If I could just pry apart a gap between that too-far feeling and what I used to do, i.e. pick up glass after glass of wine instead of the 2′ x 4′, I’d have a chance to do something different.

A process is beginning to form.

I have started to become aware of when I am starting to feel a lot. Maybe the a lot that leads to too-far.

I am learning to quick, quick, slip that awareness – like a wooden shim under the foot of a too-far-forward-about-to-fall bookcase – in between what I’m feeling and what I used to do.

When I become aware, I pause.

Into the gap made by the pause, I wedge a new process.

Old process:
Feel > Act > Then think, “What was I thinking?!”

New process:
Feel > Pause > Think > Act

Within the space and time and balance offered by that shim of awareness, I think, “What am I feeling? What is the origin of this feeling? Is it helping me? Is it good for me?”

While I’m asking those questions, I calm and comfort myself. I reassure myself and think, “You have reasons for what you think. It’s okay to think what you’re thinking. Let’s take a look. Okay, yes, it makes sense you’re thinking that. It’s okay.”

While I was driving to have dinner with women friends a few days ago, I was listening to NPR about a man who volunteered to collect and cremate bodies of people who had died in Liberia from Ebola.
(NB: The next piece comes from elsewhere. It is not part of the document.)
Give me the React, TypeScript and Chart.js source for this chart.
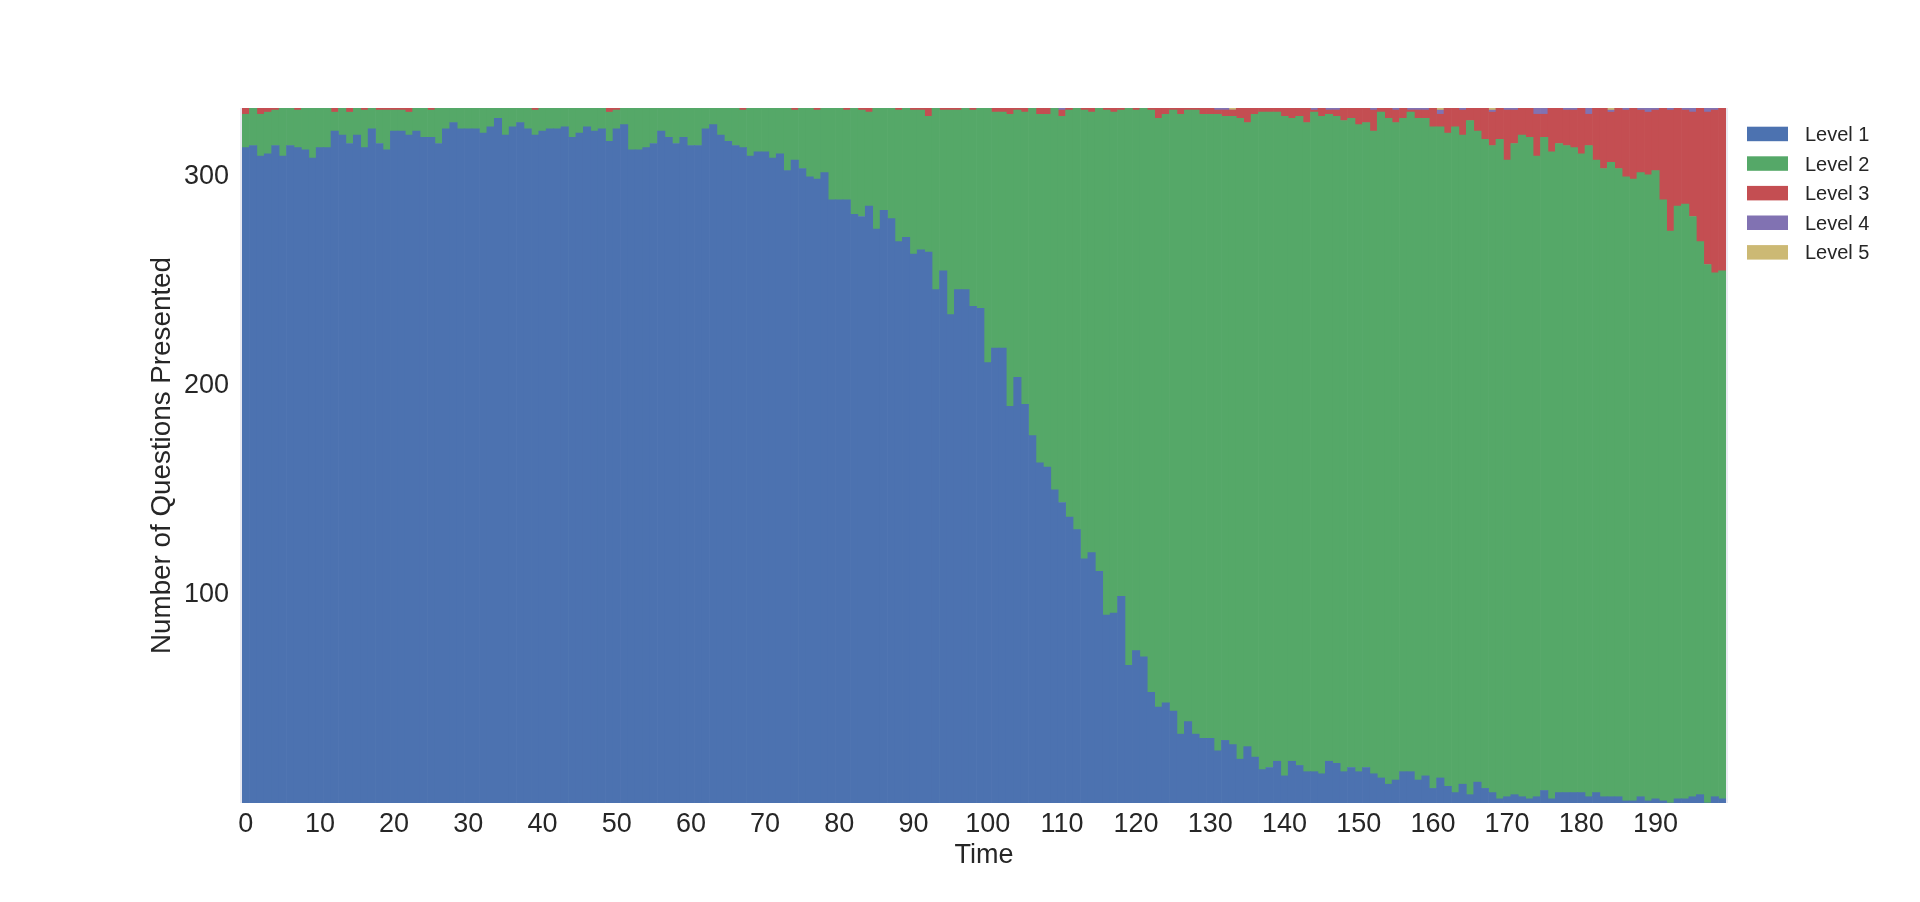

I started to feel. I felt the hint of too-farness. I quick, quick, stuck in the shim of awareness. I started the process. This is what I remember feeling and thinking:

  • On the way here, I passed the corner I used to drive up to the house where I lived with my former husband. I miss us. I feel sad.
  • I used to live with him and my cat and his cat. Both of those cats had to be put down. I miss my cat. I miss his cat. I feel so sad.
  • I know I have a push-pull relationship with attachment. Ah, hearing of the man witnessing losses in other lives is bringing up my own losses and my longing to be attached. It makes sense and it’s okay. I’ve done the best I can. I’m okay.
  • This man has to be traumatized from his experience. I should help him. How can I help him?
  • Ah, there I am feeling responsible for others again. It’s okay. He is responsible for himself and he is responsible for asking for the help he needs. As Dr. H. says, I’m not responsible for un-upsetting him. I’m responsible for un-upsetting me. His inner wisdom will guide him. If in the unlikely chance he asks me for help, I can decide whether or not I can – or am available to – help. I know from my own experience that there are lots of people available to help people with problems and I am not The Only One Who Must Help. So, I feel compassion for myself and for him and all who help others and turn my thinking back to being helpful to myself.
  • People in recovery are encouraged to think hard about the news. It can feel like added hardship over which we have no control. We’re allowed to choose whether or not we let in news. It would be okay for me to turn this off, to not listen to it.
  • Why am I not turning this off? Why am I listening? This probably isn’t good for me…
  • It’s okay that I am uncertain about the answer to that question. It’s okay that I don’t know.
  • And there it is, involuntarily: I want a drink.
  • It’s okay. I’m not going to choose that. I’m just about there. I’ll meet with women who understand. I can tell them I’m getting upset and they’ll be okay with it and they won’t upset me further by judging me or giving me advice. They’ll accept me and just be with me while I handle these current feelings and thoughts and make progress with the process of growing in my ability to manage no-stopness.
  • I feel kindness towards myself. I see how hard I try and how goodness is what I most want.

A lot of approaches to addiction recovery exhort self-exhortation. I’ve done self-exhortation for 55 years and I’m not a fan. It hurts. A girl could drink over it.

Kindness feels better.

I have heard often over the years that my exhaustive style of probing is exhausting. I get it. From that effort, though, I am deriving a way to not drink and maybe even to have a little peace, a little happiness, a little joy in my life. Towards my exhaustive and exhausting effort, I feel kindness.